On a visit last week to the mining town of Kolwezi in Katanga province, where about 40 companies – 30 of them Chinese owned – have mining operations, Tshisekedi told the public it was time to redress the balance.
“I have really had enough. I am very severe with these investors who come to enrich themselves. They come with empty pockets and leave billionaires,” he said.
“It is time for the country to readjust its contracts with miners to seal win-win partnerships.”
The deals had been “badly negotiated [by corrupt officials]”, he said. “Worse, the little which returns to the state, they put in their own pockets.”
China is switching its investment focus in Africa from oil to minerals
Although Tshisekedi did not name any investors, there has been speculation he wants to review some of the deals signed with Chinese miners during former president Joseph Kabila’s administration.
Since 2012, Chinese companies have pumped more than US$10 billion into the DRC.
China’s ambassador to the Central African country said on Twitter this week that Beijing was “ready to strengthen … the strategic partnership based on win-win cooperation”.
Marco Giuli, a researcher at Vrije Universiteit Brussels, said China was unlikely to relinquish its presence in the DRC as it was of critical importance to its industrial ambitions.
“As critical raw materials are quite concentrated and demand is booming, it is to be expected that exporters seize the moment to impose renegotiations and even turn to resource nationalism,” he said.
Chris Berry, president of commodities advisory firm House Mountain Partners in New York, said that with copper prices recently at an all-time high, it was “not at all surprising to see government officials want to renegotiate contracts with foreign entities”.
But he said it was unlikely that the DRC seeking better deals would alter Chinese or other foreign firms’ approach to investing there.
“China has such an enormous presence in the DRC and Africa overall that I seriously doubt that Chinese investment in copper in particular would cease,” he said.

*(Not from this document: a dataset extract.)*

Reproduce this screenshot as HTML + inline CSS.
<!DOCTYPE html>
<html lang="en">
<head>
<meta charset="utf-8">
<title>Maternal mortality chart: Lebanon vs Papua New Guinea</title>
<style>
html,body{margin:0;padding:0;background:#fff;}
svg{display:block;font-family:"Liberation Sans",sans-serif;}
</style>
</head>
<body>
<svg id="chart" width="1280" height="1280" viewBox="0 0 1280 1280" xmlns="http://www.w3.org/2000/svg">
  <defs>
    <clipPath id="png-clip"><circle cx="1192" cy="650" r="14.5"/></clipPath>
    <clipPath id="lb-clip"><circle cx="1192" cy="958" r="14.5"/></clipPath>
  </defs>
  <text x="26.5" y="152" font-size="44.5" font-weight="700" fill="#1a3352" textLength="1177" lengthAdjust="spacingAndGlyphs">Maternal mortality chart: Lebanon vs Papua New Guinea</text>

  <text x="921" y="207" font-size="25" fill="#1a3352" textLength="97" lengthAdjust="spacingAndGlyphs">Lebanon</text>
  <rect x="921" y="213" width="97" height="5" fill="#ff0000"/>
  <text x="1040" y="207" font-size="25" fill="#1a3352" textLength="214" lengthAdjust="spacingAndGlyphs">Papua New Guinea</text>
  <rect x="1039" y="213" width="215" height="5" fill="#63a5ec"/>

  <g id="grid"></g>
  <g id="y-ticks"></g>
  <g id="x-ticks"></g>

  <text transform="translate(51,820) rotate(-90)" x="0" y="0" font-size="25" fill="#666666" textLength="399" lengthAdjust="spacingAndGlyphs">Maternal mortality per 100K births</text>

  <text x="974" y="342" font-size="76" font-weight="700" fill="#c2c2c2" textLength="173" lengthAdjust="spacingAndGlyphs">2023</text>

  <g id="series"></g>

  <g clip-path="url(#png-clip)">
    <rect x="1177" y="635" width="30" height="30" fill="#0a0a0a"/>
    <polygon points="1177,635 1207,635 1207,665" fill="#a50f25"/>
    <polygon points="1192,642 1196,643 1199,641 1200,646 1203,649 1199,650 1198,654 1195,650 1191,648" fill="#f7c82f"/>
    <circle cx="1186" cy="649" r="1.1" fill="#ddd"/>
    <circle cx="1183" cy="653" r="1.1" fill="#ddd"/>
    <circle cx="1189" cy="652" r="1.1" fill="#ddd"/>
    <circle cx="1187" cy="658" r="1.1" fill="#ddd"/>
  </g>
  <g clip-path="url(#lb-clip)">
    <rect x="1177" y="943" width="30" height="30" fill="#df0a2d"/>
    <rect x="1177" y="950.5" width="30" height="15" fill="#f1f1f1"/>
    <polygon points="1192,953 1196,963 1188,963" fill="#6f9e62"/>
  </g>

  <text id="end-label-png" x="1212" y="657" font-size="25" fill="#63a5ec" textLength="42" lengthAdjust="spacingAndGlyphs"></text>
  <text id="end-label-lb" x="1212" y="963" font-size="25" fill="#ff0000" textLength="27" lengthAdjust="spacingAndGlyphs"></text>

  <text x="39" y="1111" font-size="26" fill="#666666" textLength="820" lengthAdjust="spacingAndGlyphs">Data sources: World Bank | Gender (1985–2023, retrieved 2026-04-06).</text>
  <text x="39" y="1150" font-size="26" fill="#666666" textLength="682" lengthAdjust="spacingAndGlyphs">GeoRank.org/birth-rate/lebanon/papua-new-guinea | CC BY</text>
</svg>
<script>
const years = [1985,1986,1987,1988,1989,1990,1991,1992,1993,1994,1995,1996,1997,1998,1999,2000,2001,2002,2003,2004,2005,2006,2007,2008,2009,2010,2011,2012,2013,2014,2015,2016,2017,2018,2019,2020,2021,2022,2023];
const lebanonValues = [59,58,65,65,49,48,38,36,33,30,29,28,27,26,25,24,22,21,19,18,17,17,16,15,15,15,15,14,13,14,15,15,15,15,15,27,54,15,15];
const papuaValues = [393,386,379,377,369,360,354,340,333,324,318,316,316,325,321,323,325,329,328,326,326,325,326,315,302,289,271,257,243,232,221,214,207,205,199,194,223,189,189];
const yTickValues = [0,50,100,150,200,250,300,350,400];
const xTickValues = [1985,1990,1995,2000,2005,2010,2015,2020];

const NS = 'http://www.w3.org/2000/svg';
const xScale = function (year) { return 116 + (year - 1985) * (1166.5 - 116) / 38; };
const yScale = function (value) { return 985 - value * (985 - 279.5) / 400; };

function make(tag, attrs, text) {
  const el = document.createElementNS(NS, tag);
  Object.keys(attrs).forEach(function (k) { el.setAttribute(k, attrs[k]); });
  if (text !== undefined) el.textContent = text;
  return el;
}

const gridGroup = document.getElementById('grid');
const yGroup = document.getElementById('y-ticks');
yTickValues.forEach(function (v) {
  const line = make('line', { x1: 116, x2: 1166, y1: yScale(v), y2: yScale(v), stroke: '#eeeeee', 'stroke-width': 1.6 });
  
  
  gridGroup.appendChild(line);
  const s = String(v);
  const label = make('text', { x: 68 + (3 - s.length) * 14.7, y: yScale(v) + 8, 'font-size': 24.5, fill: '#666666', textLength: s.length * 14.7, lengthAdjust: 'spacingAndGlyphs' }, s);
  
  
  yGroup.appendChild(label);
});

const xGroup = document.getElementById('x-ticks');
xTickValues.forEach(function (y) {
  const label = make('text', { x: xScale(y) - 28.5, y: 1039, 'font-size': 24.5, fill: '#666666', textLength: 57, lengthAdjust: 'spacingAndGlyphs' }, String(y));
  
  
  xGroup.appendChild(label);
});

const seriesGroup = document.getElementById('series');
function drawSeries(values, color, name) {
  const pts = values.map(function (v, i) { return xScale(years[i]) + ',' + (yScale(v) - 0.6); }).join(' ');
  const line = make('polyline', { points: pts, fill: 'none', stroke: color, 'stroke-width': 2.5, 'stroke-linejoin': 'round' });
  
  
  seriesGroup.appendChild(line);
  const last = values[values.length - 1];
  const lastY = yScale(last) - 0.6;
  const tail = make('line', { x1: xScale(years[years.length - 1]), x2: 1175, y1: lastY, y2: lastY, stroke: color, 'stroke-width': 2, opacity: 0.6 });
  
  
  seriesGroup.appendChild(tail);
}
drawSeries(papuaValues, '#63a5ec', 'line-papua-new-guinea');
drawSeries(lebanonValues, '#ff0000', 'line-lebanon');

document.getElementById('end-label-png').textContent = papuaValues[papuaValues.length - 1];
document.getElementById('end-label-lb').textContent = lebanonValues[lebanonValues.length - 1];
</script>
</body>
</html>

The DRC controls more than 60 per cent of the world’s reserves of cobalt ore. China Molybdenum, which owns the world’s second-largest cobalt mine – Tenke in the DRC – recently bought the Kisanfu resource from Freeport McMoRan for US$550 million. China is the world’s biggest importer of cobalt, buying about 95,000 tonnes of it every year.

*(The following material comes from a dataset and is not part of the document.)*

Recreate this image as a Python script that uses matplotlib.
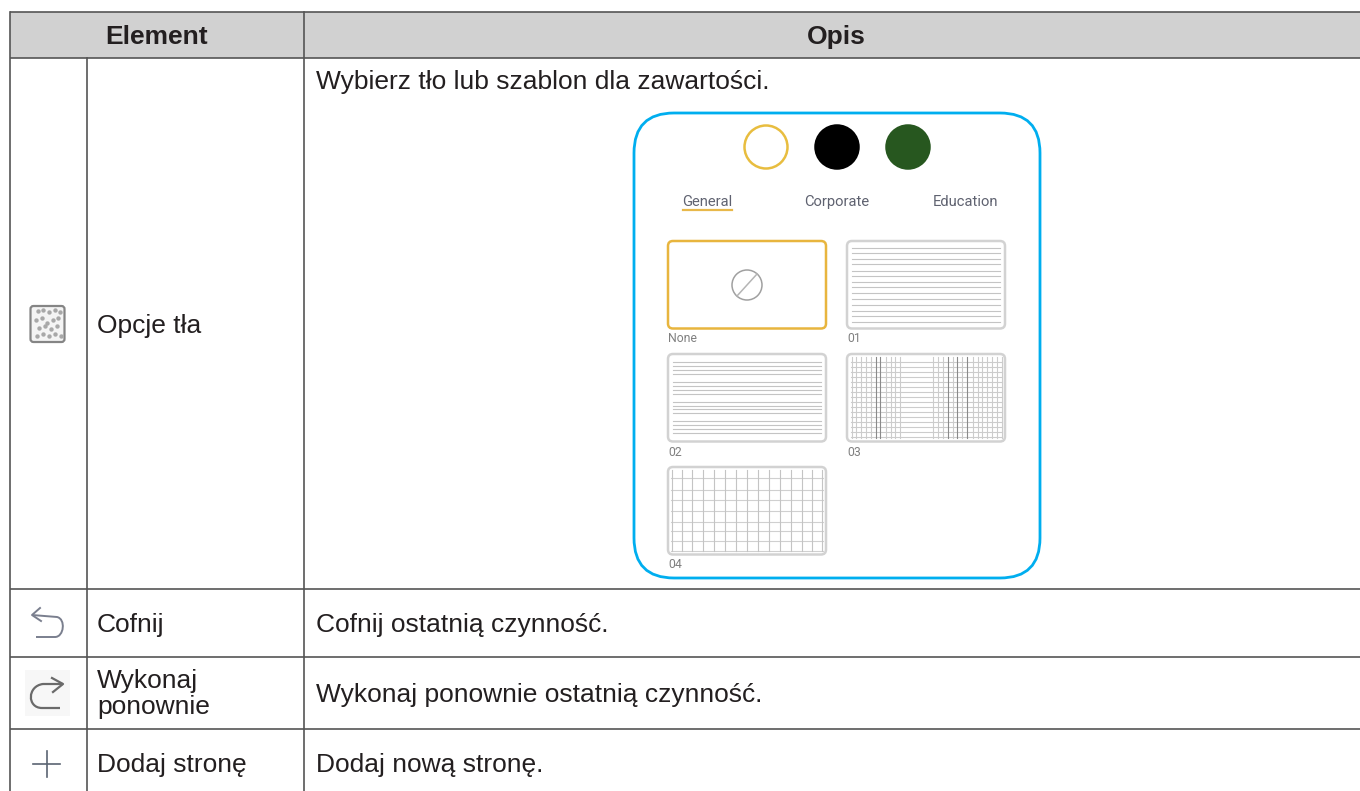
import matplotlib
matplotlib.use("Agg")
import matplotlib.pyplot as plt
from matplotlib.patches import Circle, FancyBboxPatch, Rectangle
from matplotlib.path import Path
from matplotlib.patches import PathPatch

plt.rcParams['font.family'] = ['Liberation Sans', 'DejaVu Sans']

headers = ['Element', 'Opis']
row_names = ['Opcje tła', 'Cofnij', 'Wykonaj\nponownie', 'Dodaj stronę']
row_desc = ['Wybierz tło lub szablon dla zawartości.', 'Cofnij ostatnią czynność.',
            'Wykonaj ponownie ostatnią czynność.', 'Dodaj nową stronę.']
row_name_y = [326, 625, 694, 765]
row_desc_y = [82, 625, 695, 765]

# table grid in pixels
col_lines = [10, 86.5, 304]
row_lines = [12, 58, 589, 657, 729]

tabs = ['General', 'Corporate', 'Education']
tab_x = [707.5, 837, 966]
swatch_x = [766, 837, 908]
swatch_face = ['#ffffff', '#000000', '#27571f']
swatch_edge = ['#e8bd3f', '#000000', '#27571f']

thumb_names = ['None', '01', '02', '03', '04']
thumb_x = [668, 847, 668, 847, 668]
thumb_y = [241, 241, 354, 354, 467]

lines_01 = [248, 253, 259, 264, 271, 276, 282, 287, 293, 299, 305, 311, 316, 322]
lines_02 = [362, 366, 370, 374, 382, 386, 390, 394, 402, 406, 409, 413, 421, 425, 429, 433]
lines_03_v = [852, 856, 861, 866, 871, 876, 880, 886, 891, 895, 900,
              933, 938, 943, 948, 953, 957, 962, 967, 973, 978, 982, 987, 992, 997, 1002]
lines_03_v_dark = [876, 880, 948, 957, 967]
lines_03_h = [362, 367, 372, 377, 382, 387, 392, 397, 402, 407, 412, 417, 422, 427, 432, 437]
lines_04_v = [672, 682, 692, 703, 714, 725, 736, 747, 758, 769, 780, 791, 802, 812, 822]
lines_04_h = [478, 490, 500, 511, 522, 531, 541, 551]

icon_dots_x = [38, 43, 49, 55, 60, 36, 42, 47, 53, 58, 39, 45, 51, 57, 37, 43, 49, 55, 61]
icon_dots_y = [311, 310, 312, 310, 312, 320, 318, 323, 320, 318, 328, 326, 329, 326, 336, 334, 336, 334, 336]

fig = plt.figure(figsize=(13.6, 7.91), dpi=100)
ax = fig.add_axes([0, 0, 1, 1])
ax.set_xlim(0, 1360)
ax.set_ylim(791, 0)
ax.axis('off')

# header band
ax.add_patch(Rectangle((10, 12), 1350, 46, fc='#d1d1d1', ec='none', zorder=0))

grid = '#555555'
for y in row_lines:
    ax.plot([10, 1360], [y, y], color=grid, lw=1.2, zorder=2, solid_capstyle='butt')
ax.plot([10, 10], [12, 791], color=grid, lw=1.2, zorder=2)
ax.plot([304, 304], [12, 791], color=grid, lw=1.2, zorder=2)
ax.plot([86.5, 86.5], [58, 791], color=grid, lw=1.2, zorder=2)

ax.text(157, 37, headers[0], fontsize=19, fontweight='bold', ha='center', va='center', color='#231f20')
ax.text(836, 37, headers[1], fontsize=19, fontweight='bold', ha='center', va='center', color='#231f20')

for name, ny, desc, dy in zip(row_names, row_name_y, row_desc, row_desc_y):
    ax.text(97, ny, name, fontsize=19, ha='left', va='center', color='#231f20', linespacing=1.15)
    ax.text(316, dy, desc, fontsize=19, ha='left', va='center', color='#231f20')

# screenshot panel
ax.add_patch(FancyBboxPatch((634, 113), 406, 465, boxstyle='round,pad=0,rounding_size=40',
                            fc='white', ec='#00aeef', lw=2.0, zorder=3))

for x, fc, ec in zip(swatch_x, swatch_face, swatch_edge):
    ax.add_patch(Circle((x, 147), 21.5, fc=fc, ec=ec, lw=1.8, zorder=4))

for name, x in zip(tabs, tab_x):
    ax.text(x, 202, name, fontsize=10.6, ha='center', va='center', color='#5f6270', family='Roboto', zorder=4)
ax.plot([683, 732], [210, 210], color='#e8b84a', lw=1.6, zorder=4)

for i, (name, x, y) in enumerate(zip(thumb_names, thumb_x, thumb_y)):
    ec = '#e8b53e' if i == 0 else '#d2d2d2'
    ax.add_patch(FancyBboxPatch((x, y), 158, 87.5, boxstyle='round,pad=0,rounding_size=5',
                                fc='white', ec=ec, lw=1.8, zorder=6))
    ax.text(x, y + 98, name, fontsize=8.8, ha='left', va='center', color='#808080', family='Roboto', zorder=4)

# no-template sign
ax.add_patch(Circle((747, 285), 15, fc='none', ec='#a0a0a0', lw=1.1, zorder=7))
ax.plot([737, 757], [296, 274], color='#b5b5b5', lw=1.1, zorder=7)

for y in lines_01:
    ax.plot([852, 1000], [y, y], color='#c4c4c4', lw=0.8, zorder=7)
for y in lines_02:
    ax.plot([673, 821], [y, y], color='#c4c4c4', lw=0.8, zorder=7)
for y in lines_03_h:
    ax.plot([851, 1002], [y, y], color='#cccccc', lw=0.8, zorder=7)
for x in lines_03_v:
    c = '#8a8a8a' if x in lines_03_v_dark else '#cccccc'
    ax.plot([x, x], [357, 438], color=c, lw=0.8, zorder=7)
for y in lines_04_h:
    ax.plot([671, 823], [y, y], color='#d0d0d0', lw=0.8, zorder=7)
for x in lines_04_v:
    ax.plot([x, x], [470, 551], color='#c4c4c4', lw=0.8, zorder=7)

# row icons
ax.add_patch(FancyBboxPatch((30.5, 306), 34, 36, boxstyle='round,pad=0,rounding_size=3',
                            fc='#f4f4f4', ec='#858585', lw=1.6, zorder=4))
ax.scatter(icon_dots_x, icon_dots_y, s=10, color='#a8a8a8', lw=0, zorder=5)

icon_col = '#7a7f8e'
undo = Path([(32, 615), (57, 617), (66, 619), (64, 637), (55, 637), (36, 637)],
            [Path.MOVETO, Path.LINETO, Path.CURVE4, Path.CURVE4, Path.CURVE4, Path.LINETO])
ax.add_patch(PathPatch(undo, fc='none', ec=icon_col, lw=1.4, zorder=4))
ax.plot([40, 32, 41], [608, 615, 621], color=icon_col, lw=1.4, zorder=4)

ax.add_patch(Rectangle((25, 670), 45, 46, fc='#f7f7f7', ec='none', zorder=1))
redo = Path([(63, 684), (43, 684), (27, 686), (27, 708), (42, 708), (60, 708)],
            [Path.MOVETO, Path.LINETO, Path.CURVE4, Path.CURVE4, Path.CURVE4, Path.LINETO])
ax.add_patch(PathPatch(redo, fc='none', ec='#6a6a6a', lw=1.6, zorder=4))
ax.plot([52, 63, 53], [678, 684, 692], color='#6a6a6a', lw=1.6, zorder=4)

ax.plot([33, 60], [764, 764], color='#5a6472', lw=1.2, zorder=4)
ax.plot([46.5, 46.5], [751, 777], color='#5a6472', lw=1.2, zorder=4)

fig.savefig('out.png', dpi=100)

Other Chinese companies operating in the DRC include Huayou Cobalt, Chengtun Mining, Wanbao and CNMC.
One of the biggest deals signed during Kabila’s time in office was in 2008, when state-owned Congolese commodity trading and mining company Gecamines formed a joint venture named Sicomines with a consortium of Chinese firms led by Sinohydro and China Railway Engineering Corporation to develop a copper and cobalt mine.

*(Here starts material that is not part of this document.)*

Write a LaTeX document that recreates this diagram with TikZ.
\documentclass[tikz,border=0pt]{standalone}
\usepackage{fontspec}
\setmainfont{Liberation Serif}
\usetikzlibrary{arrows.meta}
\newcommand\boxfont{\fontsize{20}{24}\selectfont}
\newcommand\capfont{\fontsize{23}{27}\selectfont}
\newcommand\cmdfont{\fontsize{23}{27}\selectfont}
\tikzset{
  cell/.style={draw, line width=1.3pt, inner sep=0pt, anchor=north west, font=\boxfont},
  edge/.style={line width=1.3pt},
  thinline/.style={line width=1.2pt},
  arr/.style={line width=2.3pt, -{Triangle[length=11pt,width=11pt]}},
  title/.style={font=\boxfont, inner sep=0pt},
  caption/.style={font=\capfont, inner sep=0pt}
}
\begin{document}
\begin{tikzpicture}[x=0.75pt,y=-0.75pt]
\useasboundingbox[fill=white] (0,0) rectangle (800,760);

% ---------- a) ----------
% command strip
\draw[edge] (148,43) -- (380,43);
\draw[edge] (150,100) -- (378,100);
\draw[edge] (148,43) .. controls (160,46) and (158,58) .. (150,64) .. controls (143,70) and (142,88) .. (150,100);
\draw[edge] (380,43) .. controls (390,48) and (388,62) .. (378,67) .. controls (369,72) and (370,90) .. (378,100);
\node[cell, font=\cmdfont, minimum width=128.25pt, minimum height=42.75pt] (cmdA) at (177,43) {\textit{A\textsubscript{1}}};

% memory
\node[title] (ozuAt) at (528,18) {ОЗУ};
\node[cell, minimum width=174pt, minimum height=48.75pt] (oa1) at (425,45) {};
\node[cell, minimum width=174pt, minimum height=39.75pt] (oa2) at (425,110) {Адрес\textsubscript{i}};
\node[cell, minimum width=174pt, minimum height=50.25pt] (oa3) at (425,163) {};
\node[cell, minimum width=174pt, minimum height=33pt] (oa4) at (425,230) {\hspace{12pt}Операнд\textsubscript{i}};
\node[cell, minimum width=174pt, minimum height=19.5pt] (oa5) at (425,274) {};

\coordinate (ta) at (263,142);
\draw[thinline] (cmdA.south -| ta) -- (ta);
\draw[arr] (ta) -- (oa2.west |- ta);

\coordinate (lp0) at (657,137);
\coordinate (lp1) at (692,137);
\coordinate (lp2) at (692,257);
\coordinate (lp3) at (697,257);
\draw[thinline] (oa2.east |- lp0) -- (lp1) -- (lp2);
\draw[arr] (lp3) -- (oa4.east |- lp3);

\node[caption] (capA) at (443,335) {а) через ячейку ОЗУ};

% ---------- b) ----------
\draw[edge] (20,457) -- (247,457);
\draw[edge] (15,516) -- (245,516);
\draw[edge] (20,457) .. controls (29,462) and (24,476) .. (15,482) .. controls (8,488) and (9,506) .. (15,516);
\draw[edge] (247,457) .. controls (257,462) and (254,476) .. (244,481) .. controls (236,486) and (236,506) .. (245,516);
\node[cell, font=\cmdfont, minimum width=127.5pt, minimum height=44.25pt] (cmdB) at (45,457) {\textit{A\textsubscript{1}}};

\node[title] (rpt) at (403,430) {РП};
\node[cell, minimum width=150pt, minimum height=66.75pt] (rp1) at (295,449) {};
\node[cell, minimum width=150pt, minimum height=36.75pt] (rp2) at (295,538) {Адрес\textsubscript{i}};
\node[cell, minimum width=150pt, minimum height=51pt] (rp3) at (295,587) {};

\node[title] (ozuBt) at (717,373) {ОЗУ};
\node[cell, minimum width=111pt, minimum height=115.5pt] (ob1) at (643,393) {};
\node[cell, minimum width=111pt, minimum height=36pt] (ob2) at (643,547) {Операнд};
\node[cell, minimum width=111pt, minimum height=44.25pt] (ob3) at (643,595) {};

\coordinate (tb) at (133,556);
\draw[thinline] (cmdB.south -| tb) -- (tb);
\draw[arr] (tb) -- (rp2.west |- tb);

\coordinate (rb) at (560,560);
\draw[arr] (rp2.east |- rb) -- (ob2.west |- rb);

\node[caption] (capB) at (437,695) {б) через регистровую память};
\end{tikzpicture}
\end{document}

China Eximbank then awarded Sicomines two credit lines totalling US$6.2 billion for the development of the mine and public infrastructure projects, according to New York-based NGO Natural Resource Governance Institute.
The DRC agreed to pay back the funding with future copper and cobalt output from the project in a concept known as resource-backed loans.
However, such deals have been criticised by NGOs like Global Witness for their lack of transparency and allegations of Congolese politicians benefiting from them more than the public.